Forward-looking statements are typically identified by the use of forward-looking terminology such as "believes", "expects", "may", "will", "could", "should", "intends", "estimates", "plans", "assumes" or "anticipates", or the negative form of such expressions or other variations thereof or comparable terminology, or by discussions of strategy that involve risks and uncertainties. Examples of forward-looking statements include, among others, statements regarding the Company's or the Offeror's future financial position, revenue growth, assets, business strategy, leverage, payment of dividends, expected growth levels, expected costs, estimates of capital expenditure and plans and objectives for future operations, as well as other statements that are not historical facts. Forward-looking statements are by their nature subject to risk and uncertainty because they relate to events and depend on circumstances that will occur in the future. These events and circumstances include changes in global, political, economic, business, competitive, market and regulatory conditions, future exchange and interest rates, changes in tax rates and future business combinations or disposals. If one or more of these risks or uncertainties materialise, or if one or more of the assumptions prove incorrect, actual results may differ materially from those expected, estimated or projected. Such forward-looking statements should therefore be considered in light of such factors. Neither the Company, the Offeror nor any of their respective members, affiliates, directors, officers, advisers or agents gives any representation, assurance or guarantee that the events expressed or implied in any forward-looking statements in this announcement will actually occur. Given these risks and uncertainties, potential investors should not place reliance on forward-looking statements.
Any forward-looking statement made herein speaks only as of the date on which it is made. The Company and the Offeror disclaim any obligation or undertaking to publish updates or revisions to forward-looking statements in this announcement to reflect changes in expectations with regard to such statements or changes in events, conditions or circumstances on which such statements are based.

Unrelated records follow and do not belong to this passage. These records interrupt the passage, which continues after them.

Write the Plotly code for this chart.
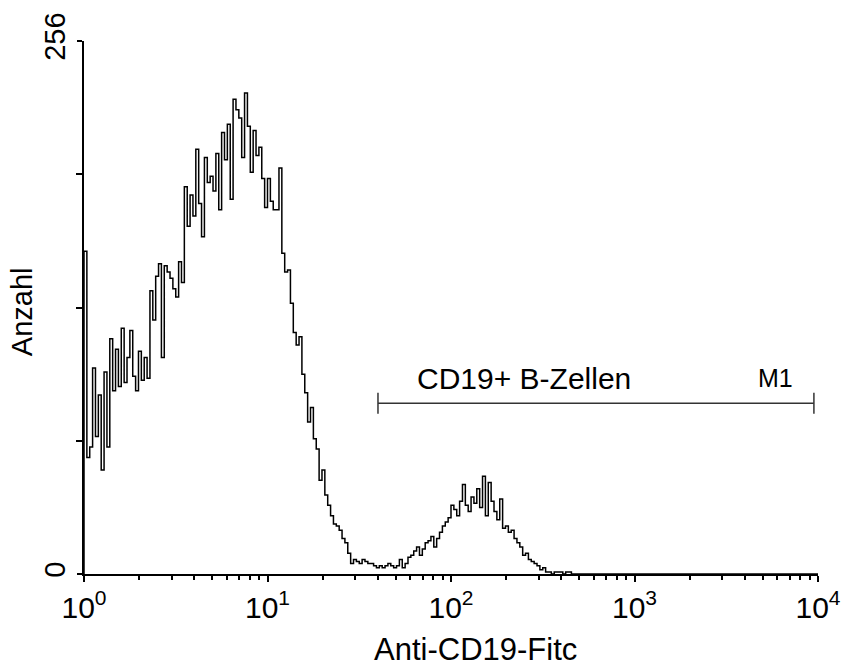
import plotly.graph_objects as go

# ---- data ----
n_channels = 256
channels_per_decade = 64
counts = [
    155, 56, 61, 99, 66, 86, 50, 97, 61, 113, 88, 108, 90, 118, 92, 104,
    117, 95, 88, 107, 93, 104, 94, 136, 122, 143, 149, 104, 148, 145, 142, 137,
    133, 150, 140, 186, 167, 182, 172, 204, 178, 162, 200, 188, 191, 184, 202, 175,
    212, 199, 216, 180, 228, 223, 219, 200, 231, 215, 193, 213, 201, 205, 190, 176,
    190, 179, 175, 175, 195, 154, 145, 146, 130, 116, 110, 114, 96, 87, 73, 80,
    65, 60, 45, 50, 38, 33, 28, 24, 23, 21, 17, 15, 10, 5, 7, 6,
    5, 7, 6, 5, 5, 4, 3, 4, 3, 4, 5, 4, 3, 4, 7, 3,
    5, 8, 9, 11, 13, 9, 12, 15, 16, 18, 13, 17, 20, 23, 25, 27,
    33, 31, 28, 35, 43, 33, 30, 37, 34, 41, 32, 47, 28, 44, 35, 30,
    26, 36, 22, 23, 20, 21, 17, 15, 13, 9, 10, 7, 6, 5, 4, 2,
    3, 1, 1, 0, 1, 1, 1, 0, 1, 1, 0,
]
counts = counts + [0] * (n_channels - len(counts))

gate_range = [40, 9500]
gate_level = 82
gate_cap = 5
gate_label = "CD19+ B-Zellen"
gate_name = "M1"

x_ticks = [1, 10, 100, 1000, 10000]
x_ticktext = ["10<sup>0</sup>", "10<sup>1</sup>", "10<sup>2</sup>", "10<sup>3</sup>", "10<sup>4</sup>"]
x_minor = [m * d for d in [1, 10, 100, 1000] for m in range(2, 10)]
y_ticks = [0, 256]
y_minor = [64, 128, 192]
x_title = "Anti-CD19-Fitc"
y_title = "Anzahl"

# channel edges on the log scale
edges = [10 ** (i / channels_per_decade) for i in range(n_channels + 1)]
xs = [edges[0]] + edges[:n_channels] + [edges[n_channels]]
ys = [0] + counts + [counts[-1]]

FONT = "Liberation Sans, Arial, sans-serif"

fig = go.Figure()
fig.add_trace(go.Scatter(
    x=xs, y=ys, mode="lines", line=dict(color="black", width=1.5, shape="hv"),
    hoverinfo="skip", showlegend=False,
))
g0, g1 = gate_range
fig.add_trace(go.Scatter(
    x=[g0, g0, None, g0, g1, None, g1, g1],
    y=[gate_level - gate_cap, gate_level + gate_cap, None, gate_level, gate_level, None,
       gate_level - gate_cap, gate_level + gate_cap],
    mode="lines", line=dict(color="#333333", width=1.5), hoverinfo="skip", showlegend=False,
))

fig.add_annotation(x=1.804, y=94, xref="x", yref="y", text=gate_label, showarrow=False,
                   xanchor="left", yanchor="middle", font=dict(family=FONT, size=30, color="black"))
fig.add_annotation(x=3.875, y=94, xref="x", yref="y", text=gate_name, showarrow=False,
                   xanchor="right", yanchor="middle", font=dict(family=FONT, size=25, color="black"))
fig.add_annotation(x=0.533, y=-0.142, xref="paper", yref="paper", text=x_title, showarrow=False,
                   xanchor="center", yanchor="middle", font=dict(family=FONT, size=31, color="black"))
fig.add_annotation(x=-0.0845, y=0.493, xref="paper", yref="paper", text=y_title, showarrow=False,
                   textangle=-90, xanchor="center", yanchor="middle",
                   font=dict(family=FONT, size=29, color="black"))

fig.update_layout(
    width=857, height=666,
    margin=dict(l=84, r=39, t=39, b=92, pad=0),
    paper_bgcolor="white", plot_bgcolor="white",
    font=dict(family=FONT, size=28, color="black"),
    xaxis=dict(
        type="log", range=[0, 4], showgrid=False, zeroline=False,
        showline=True, linecolor="black", linewidth=2,
        ticks="outside", ticklen=6, tickwidth=1.5, tickcolor="black",
        tickvals=x_ticks, ticktext=x_ticktext, ticklabelshift=0,
        tickfont=dict(family=FONT, size=30, color="black"),
        minor=dict(tickvals=x_minor, ticks="outside", ticklen=4, tickwidth=1.5, tickcolor="black"),
    ),
    yaxis=dict(
        range=[0, 256], showgrid=False, zeroline=False,
        showline=True, linecolor="black", linewidth=2,
        ticks="outside", ticklen=5, tickwidth=1.5, tickcolor="black",
        tickvals=y_ticks, ticktext=[str(v) for v in y_ticks], tickangle=-90,
        ticklabelstandoff=0,
        tickfont=dict(family=FONT, size=29, color="black"),
        minor=dict(tickvals=y_minor, ticks="outside", ticklen=6, tickwidth=1.5, tickcolor="black"),
    ),
)

fig.write_html("out.html")
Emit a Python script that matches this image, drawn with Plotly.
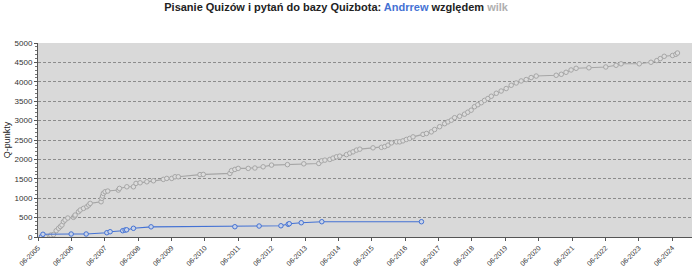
import plotly.graph_objects as go

# ---- data ----
wilk_dates = [
    "2005-08-19", "2005-10-20", "2005-11-18", "2005-12-17", "2006-01-12", "2006-02-01",
    "2006-02-18", "2006-03-06", "2006-03-24", "2006-04-23", "2006-06-24", "2006-07-07",
    "2006-07-12", "2006-08-18", "2006-09-06", "2006-10-12", "2006-11-18", "2006-12-08",
    "2006-12-24", "2007-04-22", "2007-04-30", "2007-05-08", "2007-05-17", "2007-06-05",
    "2007-07-04", "2007-10-28", "2007-11-09", "2008-01-29", "2008-04-10", "2008-05-08",
    "2008-06-22", "2008-09-04", "2008-11-15", "2009-03-03", "2009-04-10", "2009-06-03",
    "2009-07-09", "2009-08-14", "2010-04-08", "2010-05-14", "2011-03-01", "2011-03-19",
    "2011-04-25", "2011-05-31", "2011-09-18", "2011-11-30", "2012-02-28", "2012-05-30",
    "2012-11-20", "2013-05-18", "2013-10-29", "2013-11-28", "2014-01-04", "2014-02-27",
    "2014-04-03", "2014-05-10", "2014-06-15", "2014-08-28", "2014-10-03", "2014-11-08",
    "2014-12-15", "2015-01-21", "2015-06-14", "2015-09-14", "2015-10-20", "2015-11-25",
    "2016-01-02", "2016-02-26", "2016-04-01", "2016-05-07", "2016-06-13", "2016-07-19",
    "2016-08-25", "2016-12-12", "2017-01-19", "2017-03-13", "2017-04-18", "2017-06-12",
    "2017-08-06", "2017-09-11", "2017-10-18", "2017-11-23", "2018-01-17", "2018-03-11",
    "2018-04-16", "2018-05-23", "2018-06-28", "2018-08-04", "2018-09-11", "2018-10-16",
    "2018-11-22", "2018-12-29", "2019-02-22", "2019-04-16", "2019-06-10", "2019-08-04",
    "2019-09-28", "2019-11-21", "2020-01-15", "2020-03-09", "2020-05-03", "2020-12-08",
    "2021-02-02", "2021-03-26", "2021-05-20", "2021-07-14", "2021-12-01", "2022-06-04",
    "2022-09-24", "2022-11-18", "2023-06-05", "2023-10-11", "2023-12-14", "2024-01-21",
    "2024-03-04", "2024-06-03", "2024-07-10", "2024-07-27",
]
wilk_points = [
    8, 51, 64, 162, 224, 270,
    309, 394, 437, 489, 507, 540,
    566, 651, 695, 738, 780, 823,
    867, 908, 996, 1055, 1124, 1166,
    1184, 1209, 1253, 1294, 1294, 1382,
    1397, 1423, 1449, 1485, 1510, 1510,
    1552, 1552, 1608, 1613, 1639, 1711,
    1742, 1768, 1768, 1778, 1809, 1853,
    1865, 1886, 1896, 1963, 1981, 1999,
    2033, 2066, 2084, 2123, 2161, 2195,
    2239, 2264, 2298, 2311, 2329, 2367,
    2426, 2452, 2452, 2478, 2514, 2540,
    2581, 2645, 2668, 2709, 2771, 2843,
    2920, 2967, 3010, 3075, 3113, 3165,
    3216, 3268, 3358, 3409, 3461, 3520,
    3569, 3628, 3705, 3762, 3826, 3911,
    3970, 4022, 4058, 4109, 4148, 4168,
    4194, 4245, 4305, 4348, 4361, 4382,
    4426, 4464, 4464, 4503, 4547, 4598,
    4657, 4678, 4709, 4742,
]

andrrew_dates = [
    "2005-07-10", "2005-07-25", "2006-05-30", "2006-11-10", "2007-06-24", "2007-07-30",
    "2007-12-15", "2008-01-10", "2008-01-27", "2008-04-10", "2008-10-20", "2011-04-25",
    "2012-01-15", "2012-09-10", "2012-11-28", "2012-12-10", "2013-04-20", "2013-12-01",
    "2016-11-25",
]
andrrew_points = [
    13, 70, 77, 77, 110, 136,
    162, 180, 185, 224, 262, 265,
    283, 290, 327, 342, 368, 394,
    394,
]

tick_dates = ["%d-06-01" % y for y in range(2005, 2025)]
tick_labels = ["06-%d" % y for y in range(2005, 2025)]
x_range = ["2005-06-01", "2025-01-02"]
y_range = [0, 5000]

GRAY = "#a6a6a6"
BLUE = "#4472d4"

fig = go.Figure()
fig.add_trace(go.Scatter(
    x=wilk_dates, y=wilk_points, mode="lines+markers", name="wilk",
    line=dict(color=GRAY, width=1.1),
    marker=dict(symbol="circle", size=4.5, color="#dcdcdc", line=dict(color=GRAY, width=1)),
))
fig.add_trace(go.Scatter(
    x=andrrew_dates, y=andrrew_points, mode="lines+markers", name="Andrrew",
    line=dict(color=BLUE, width=1.1),
    marker=dict(symbol="circle", size=4.5, color="#c9d3e8", line=dict(color=BLUE, width=1)),
))

fig.update_layout(
    width=693, height=267,
    margin=dict(l=38, r=1, t=43, b=30),
    paper_bgcolor="white",
    plot_bgcolor="#d9d9d9",
    showlegend=False,
    font=dict(family="Liberation Sans, Arial, sans-serif", size=8, color="#333333"),
    title=dict(
        text="<b>Pisanie Quizów i pytań do bazy Quizbota: <span style='color:#4472d4'>Andrrew</span>"
             " względem <span style='color:#b0b0b0'>wilk</span></b>",
        x=0.485, xref="container", xanchor="center",
        y=0.975, yref="container", yanchor="middle",
        font=dict(family="Liberation Sans, Arial, sans-serif", size=11, color="#222222"),
    ),
)
fig.update_xaxes(
    type="date", range=x_range, automargin=False,
    tickmode="array", tickvals=tick_dates, ticktext=tick_labels, tickangle=-45,
    ticks="outside", ticklen=3, tickcolor="#555555",
    showgrid=False, zeroline=False,
    showline=True, linecolor="#555555", linewidth=1,
    tickfont=dict(size=7, color="#333333"),
)
fig.update_yaxes(
    range=y_range, dtick=500, automargin=False,
    ticks="outside", ticklen=3, tickcolor="#555555",
    minor=dict(dtick=100, ticks="outside", ticklen=2, tickcolor="#777777", showgrid=False),
    showgrid=True, gridcolor="#8c8c8c", griddash="3px,2px", gridwidth=1,
    zeroline=False,
    showline=True, linecolor="#555555", linewidth=1,
    tickfont=dict(size=8, color="#333333"),
    title=dict(text="Q-punkty", font=dict(size=9, color="#222222"), standoff=2),
)

fig.write_html("out.html")
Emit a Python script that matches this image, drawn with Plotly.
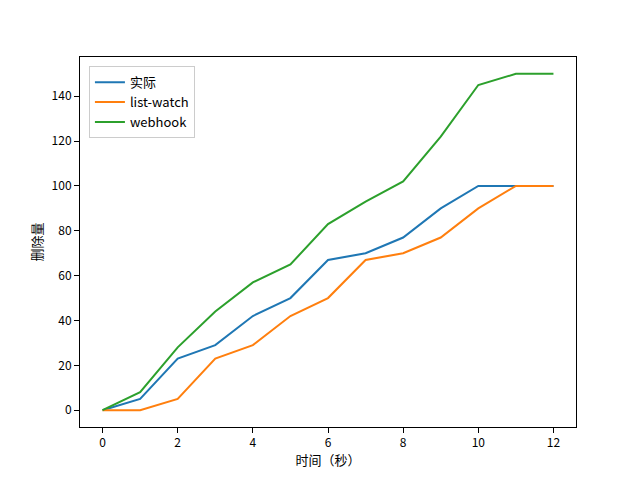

No profit forecasts or estimates No statement in this announcement is intended as a profit forecast or profit estimate, and no statement in this announcement shall be interpreted to mean that earnings or earnings per share for the current or future financial years will necessarily equal or exceed historical published earnings or earnings per share.
Information to US shareholders Shareholders in the United States ("US shareholders") are advised that the shares are not listed on a US trading venue, that the Company is not subject to the periodic reporting requirements of the U.S. Securities Exchange Act of 1934, as amended (the "U.S. Exchange Act"), and that the Company is not required to, and does not, file reports with the U.S. Securities and Exchange Commission under that act. The Offer is made for the issued and outstanding shares of the Company, a company incorporated under the laws of Norway, and is subject to Norwegian disclosure and procedural requirements, which may differ from corresponding requirements in the United States.
The Offer is made to US shareholders as a "Tier I" offer under the U.S. Exchange Act, to the extent applicable and subject to available exemptions, and otherwise in accordance with Norwegian disclosure and procedural requirements, including with respect to the timetable for the Offer, settlement procedures and timing of payments, which may differ from requirements or procedures relating to US domestic offers. The Offer is made to US shareholders on the same terms and conditions as those applicable to all other shareholders to whom the Offer is made. Any information document, including the Offer Document, is distributed to US shareholders in a manner comparable to the method by which such documents are made available to the Company's other shareholders receiving the Offer. The Offer is made by the Offeror and no one else. US shareholders are encouraged to consult their own advisers regarding the Offer.
To the extent permitted by applicable law or regulation, the Offeror and its affiliates or brokers, acting as agents for the Offeror or its affiliates, may from time to time while the Offer is pending, and otherwise than pursuant to the Offer, directly or indirectly purchase or agree to purchase shares or securities that may be converted into, exchanged for or exercised for such shares outside the United States, provided that such purchases or agreements comply with applicable Norwegian law and practice. Such purchases may be made either in the open market at prevailing prices or in private transactions at negotiated prices. To the extent information about such purchases or agreements to purchase is made public in Norway, such information will be disclosed by press release through an electronic information distribution system reasonably available to inform US shareholders of such information. In addition, advisers to the Offeror or the Company may engage in ordinary course trading in the Company's securities, which may include purchases or agreements to purchase such securities, provided that such purchases or agreements comply with applicable law. To the extent required in Norway, information about such purchases will be disclosed in accordance with Norwegian law.
Neither the U.S. Securities and Exchange Commission nor any US state securities commission has approved or disapproved the Offer, passed upon the fairness or merits of the Offer, or expressed any view as to whether the information in this announcement is sufficient, accurate or complete. Any representation to the contrary is a criminal offence in the United States.
It may be difficult for the Company's shareholders to enforce their rights and any claims they may have under US federal securities laws in connection with the Offer, as the Offeror and the Company are located in jurisdictions outside the United States, and some or all of their respective officers and directors may be resident in jurisdictions outside the United States. The Company's shareholders may not be able to sue the Offeror or the Company or their respective officers or directors in a court outside the United States for violations of US federal securities laws. It may be difficult to compel the Offeror and the Company and their respective affiliates to submit to a judgment of a US court.